On Mon, 9 Jul 2007, Andrew Morton wrote:

> On Mon, 9 Jul 2007 09:06:46 -0700 (PDT) Christoph Lameter <clameter@....com> wrote:
> 
> > But yes the power of 
> > two caches are a necessary design feature of SLAB/SLUB that allows O(1) 
> > operations of kmalloc slabs which in turns causes memory wastage because 
> > of rounding of the alloc to the next power of two.
> 
> I've frequently wondered why we don't just create more caches for kmalloc:
> make it denser than each-power-of-2-plus-a-few-others-in-between.
> 
> I assume the tradeoff here is better packing versus having a ridiculous
> number of caches.  Is there any other cost?
> Because even having 1024 caches wouldn't consume a terrible amount of
> memory and I bet it would result in aggregate savings.

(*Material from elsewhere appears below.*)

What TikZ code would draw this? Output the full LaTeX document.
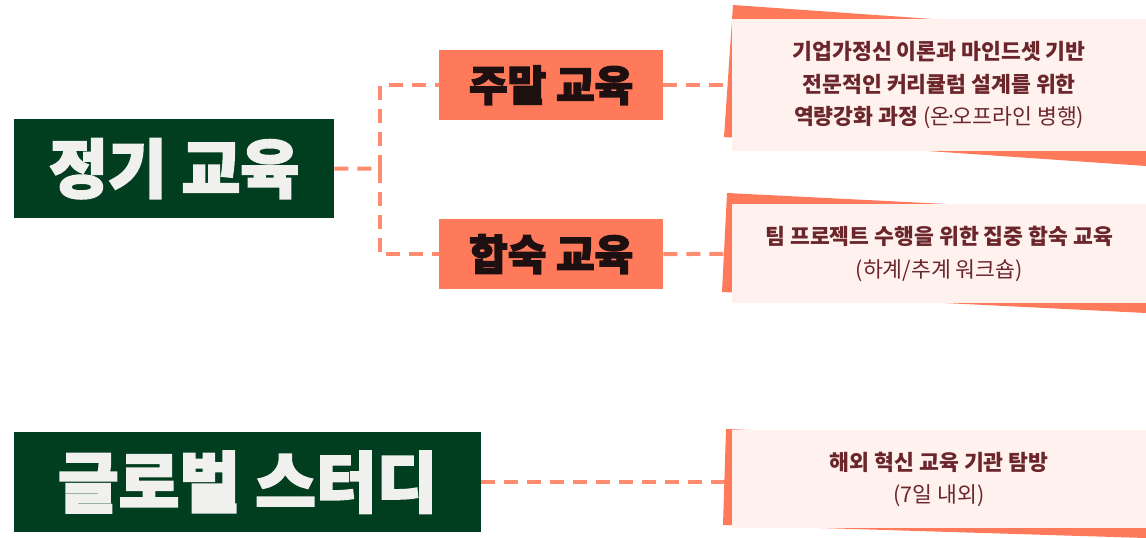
\documentclass[tikz,border=0pt]{standalone}
\usepackage{fontspec}
\newfontfamily\kr{Noto Sans CJK KR}
\newfontfamily\krheavy[FakeBold=3]{Noto Sans CJK KR}
\definecolor{dgreen}{RGB}{1,61,31}
\definecolor{coral}{RGB}{255,122,90}
\definecolor{dashc}{RGB}{255,140,110}
\definecolor{pinkbg}{RGB}{255,242,238}
\definecolor{maroon}{RGB}{107,38,43}
\definecolor{lightw}{RGB}{240,240,238}
\definecolor{inkdark}{RGB}{30,16,16}
\pgfdeclarelayer{bg}
\pgfsetlayers{bg,main}
\tikzset{
  greenbox/.style={fill=dgreen, inner sep=0pt, anchor=north west, text=lightw},
  coralbox/.style={fill=coral, inner sep=0pt, anchor=north west, text=inkdark,
    minimum width=224pt, minimum height=70pt,
    font={\krheavy\bfseries\fontsize{42}{42}\selectfont}},
  descbox/.style={fill=pinkbg, inner sep=0pt, anchor=north west, text=maroon,
    minimum width=414pt, align=center,
    font={\kr\fontsize{21.6}{32.5}\selectfont}},
  dashline/.style={draw=dashc, line width=4pt, dash pattern=on 14pt off 9pt},
  tilt/.style={fill=coral}
}
\begin{document}
\begin{tikzpicture}[x=1pt,y=-1pt]
\useasboundingbox (0,0) rectangle (1146,538);
% left boxes
\node[greenbox, minimum width=320pt, minimum height=99pt,
  font={\krheavy\bfseries\fontsize{64}{64}\selectfont}] (reg) at (14,119) {정기 교육};
\node[greenbox, minimum width=467pt, minimum height=100pt,
  font={\krheavy\bfseries\fontsize{66}{66}\selectfont}] (glob) at (14,432) {글로벌 스터디};
% middle boxes
\node[coralbox] (jumal) at (439,50) {주말 교육};
\node[coralbox] (hap) at (439,219) {합숙 교육};
% description boxes
\node[descbox, minimum height=132pt] (d1) at (732,19)
  {{\bfseries 기업가정신 이론과 마인드셋 기반}\\{\bfseries 전문적인 커리큘럼 설계를 위한}\\{\bfseries 역량강화 과정} (온\kern-0.22em·\kern-0.22em오프라인 병행)};
\node[descbox, minimum height=99pt] (d2) at (732,204)
  {{\bfseries 팀 프로젝트 수행을 위한 집중 합숙 교육}\\(하계/추계 워크숍)};
\node[descbox, minimum height=98pt] (d3) at (732,430)
  {{\bfseries 해외 혁신 교육 기관 탐방}\\(7일 내외)};
\coordinate (jn) at (380,168.5);
\begin{pgfonlayer}{bg}
  \draw[dashline] (reg.east) -- (jn);
  \draw[dashline] (jn) |- (jumal.west);
  \draw[dashline] (jn) |- (hap.west);
  \draw[dashline] (jumal.east) -- (d1.west);
  \draw[dashline] (hap.east) -- (d2.west);
  \draw[dashline] (glob.east) -- (glob.east -| d3.west);
  % tilted coral backdrops
  \fill[tilt] (733,5) -- (1146,34) -- (1146,166) -- (724,137) -- cycle;
  \fill[tilt] (727,193) -- (1146,214) -- (1146,313) -- (722,292) -- cycle;
  \fill[tilt] (726,429) -- (1146,446) -- (1146,538) -- (723,525) -- cycle;
\end{pgfonlayer}
\end{tikzpicture}
\end{document}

I have tried any number of approaches without too much success. Even one 
slab cache for every 8 bytes. This creates additional admin overhead 
through more control structure (that is pretty minimal but nevertheless 
exists)

The main issue is that kmallocs of different size must use different 
pages. If one allocates one 64 byte item and one 256 byte item and both 64 
byte and 256 byte are empty then SLAB/SLUB will have to allocate 2 pages. 
SLUB can fit them into one. This is basically only relevant early after 
boot. The advantage goes away as the system starts to work and as more 
objects are allocated in the slabs but the power-of-two slab will always
have to extend its size in page size chunks which leads to some overhead 
that SLOB can avoid by placing entities of multiple size in one slab. 
The tradeoff in SLOB is that is cannot be an O(1) allocator because it 
has to manage these variable sized objects by traversing the lists.

I think the advantage that SLOB generates here is pretty minimal and is 
easily offset by the problems of maintaining SLOB.
 
> Of course, a scheme which creates kmalloc caches on-demand would be better,
> but that would kill our compile-time cache selection, I suspect.

SLUB creates kmalloc caches on-demand for DMA caches already. But then we 
are not allowing compile time cache selection for DMA caches.